All Blogs,Media, - October 11, 2021

Newsmax: Google’s Ad Ban on Climate Skeptics Is About Politics, Not Environment

Originally published on Newsmax.com, Written by Marisa Herman
Google says skeptics of what the company determines to be “scientific consensus” about climate change will be prevented from making money or spreading so-called “misinformation” on YouTube, a major decision that tech experts say is motivated more by politics than sincere environmental concerns.

The tech behemoth announced the policy change in a Thursday blog post that noted the change will “prohibit ads for, and monetization of, content that contradicts well-established scientific consensus around the existence and causes of climate change,” and is slated to affect YouTube video creators, advertisers, and publishers.

Critics immediately questioned whether the move was yet another example of a big tech company working in lockstep with the Democratic Party’s agenda to silence those who have the “wrong” thoughts about a debatable issue.

Steve Milloy, a former Trump EPA transition member and the founder of JunkScience.com, said the forthcoming policy “does nothing but validate what climate realists have been saying for years: It’s not about the climate; it’s about the political power.”

“If what we were saying was wrong, we would have been laughed off the Internet long ago,” he said. “Instead, reality is validating us and public support for climate idiocy is going nowhere.”

The new Google policy applies to any content that it determines calls climate change a hoax or denies that greenhouse gas emissions and human activity have contributed to the overall warming of the earth.

Google’s ad team said a “growing number” of its “advertising and publisher partners” have expressed concerns in recent years about “ads that run alongside or promote inaccurate claims about climate change.”

The company says that advertisers don’t want their ads showing up next to content that denies climate change, and publishers and creators don’t want the content to appear on their pages or videos.

Milloy believes the change, which is set to go into effect in November, will “have no effect on climate realist websites for the simple reason that the ad revenue is pretty trivial.”

I don’t know of any climate realist who blogs for the Google ad revenue…

“I don’t know of any climate realist who blogs for the Google ad revenue,” he said. “We do it because we oppose the abuse of science, especially as it is being used to advance totalitarianism.”

Google said it will use a mix of both automated tools and human reviewers to enforce the policy.
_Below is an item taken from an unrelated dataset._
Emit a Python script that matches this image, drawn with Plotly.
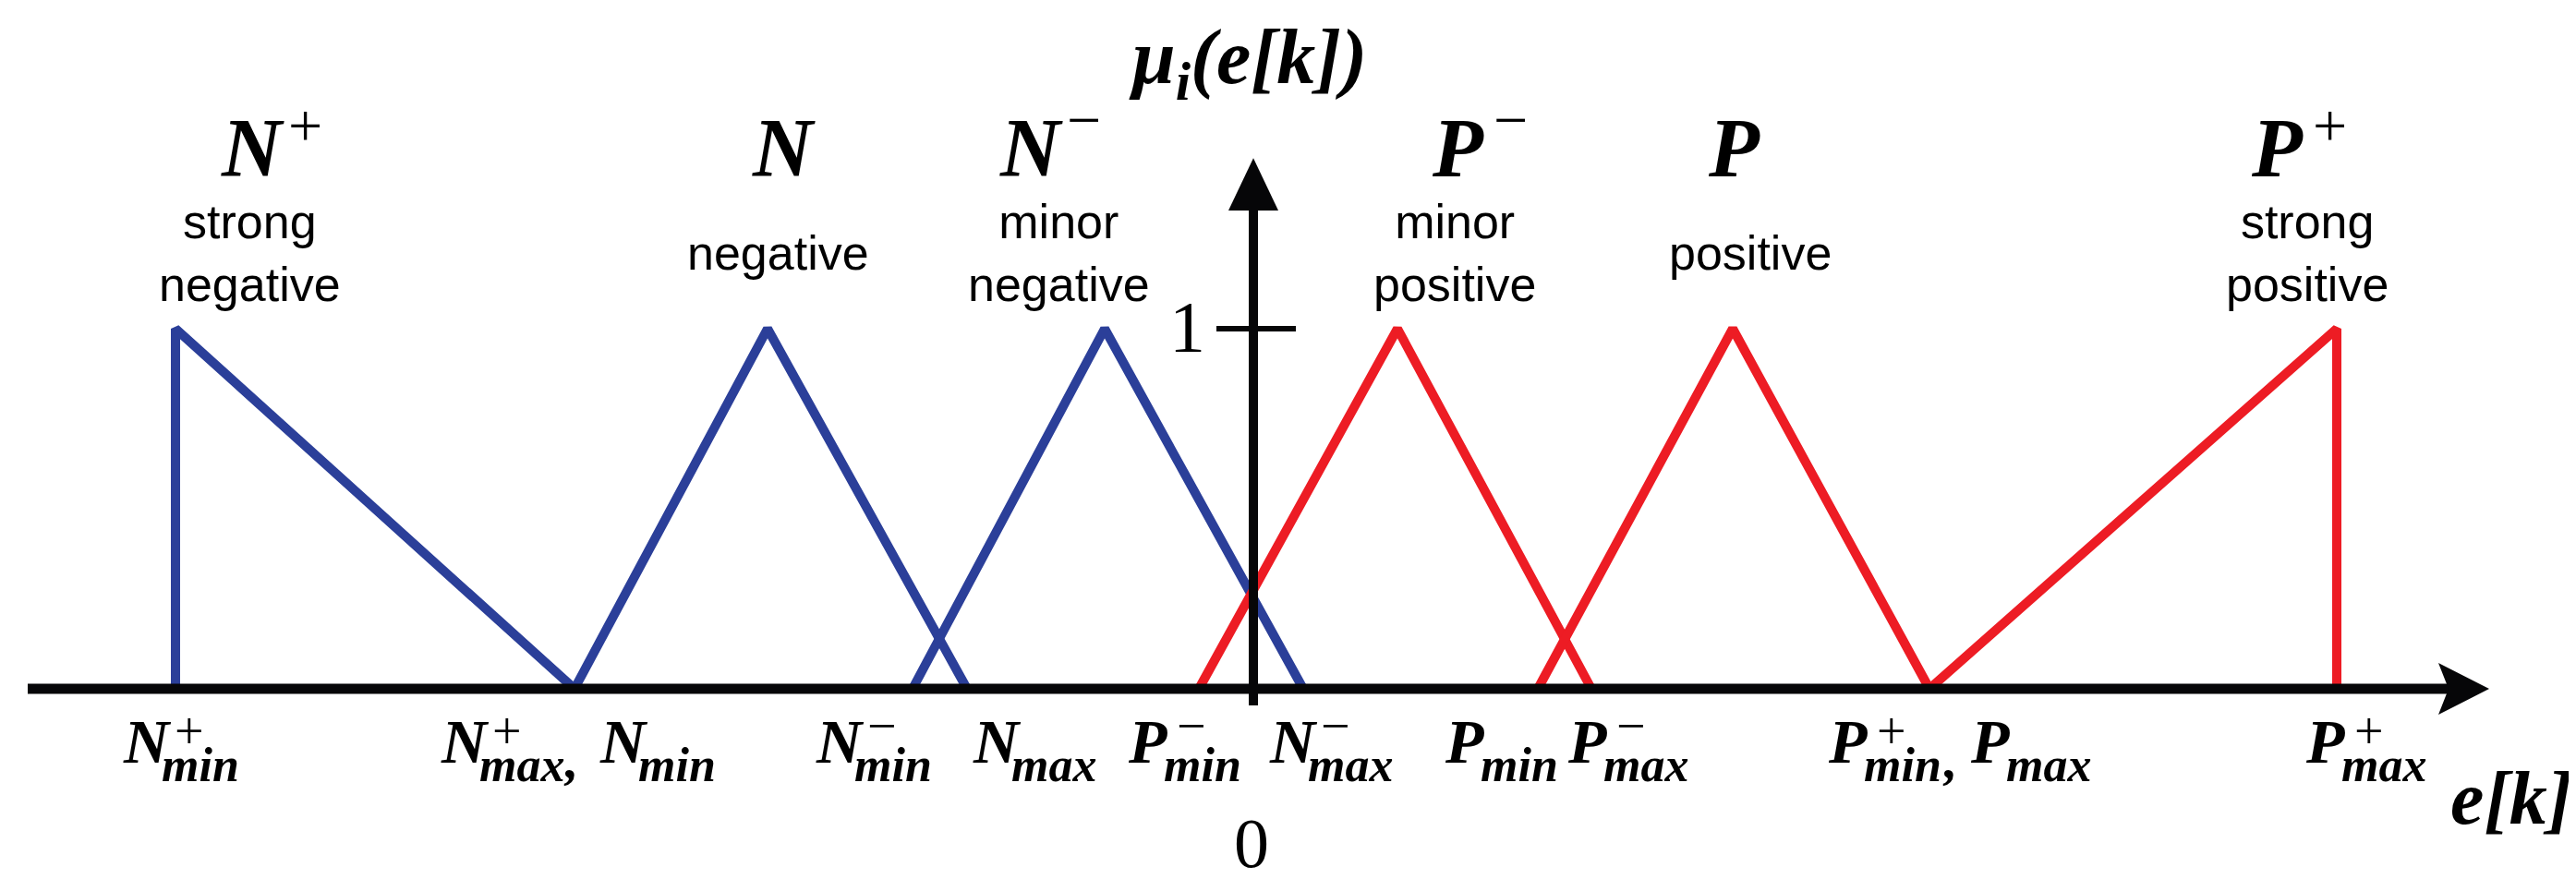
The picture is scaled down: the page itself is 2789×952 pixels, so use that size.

It says it will “look carefully at the context in which claims are made, differentiating between content that states a false claim as fact, versus content that reports on or discusses that claim” when it evaluates content.

While Google may be responding to pressure from climate activists to “do more,” critics say the policy is another reason why the publisher shouldn’t be protected by Sec. 230 of the Communications Decency Act, a controversial protection afforded to tech companies that shields them from being sued over content that users post on their site.

Marketing and big tech expert Adam Rizzieri called the new policy “par for the course” when it comes to tech organizations protecting the speech of the “elite, VIP class of users, while rapidly silencing and de-platforming all others.”

“Google routinely allows politically divisive issues to dictate how its platforms operate and what its users can do and say,” Rizzieri said. “Unlike private companies, Google wields the de facto power of a government entity and therefore abuses its power in how it actively silences the free speech of users, spanning from daily users to renowned thought leaders.”

When it comes to YouTube, he said the video platform has already “routinely demonetized or suspended credentialed, industry experts” on other topics.

“They target your average YouTube user, but they also go after thought leaders – including Nobel Prize winners and actual history makers,” he said. “When YouTube’s enforcement teams believe themselves to know more than Nobel Prize winners and legal thought leaders like Alan Dershowitz, we have a big problem.”

When YouTube’s enforcement teams believe themselves to know more than Nobel Prize winners and legal thought leaders like Alan Dershowitz, we have a big problem.

Because policies like these “actively violate the First Amendment rights of everyone,” Rizzieri said big tech companies “should not get to enjoy Section 230 immunities.”

James Taylor, the president of the Illinois-based thinktank The Heartland Institute, says concerns about actions like those taken by Google have led 33 states to push legislation in a bid to combat censorship and free speech concerns. Florida and Texas have already had two of those bills signed into law.

“Google and Big Tech are perpetrating Digital Age book-burning,” Taylor said, adding, “It is now The People versus Big Tech — and they brought it upon themselves.”

Milloy added, “Google’s demonetization is an admission that we are winning, a treasure far more valuable than Google ad revenue.”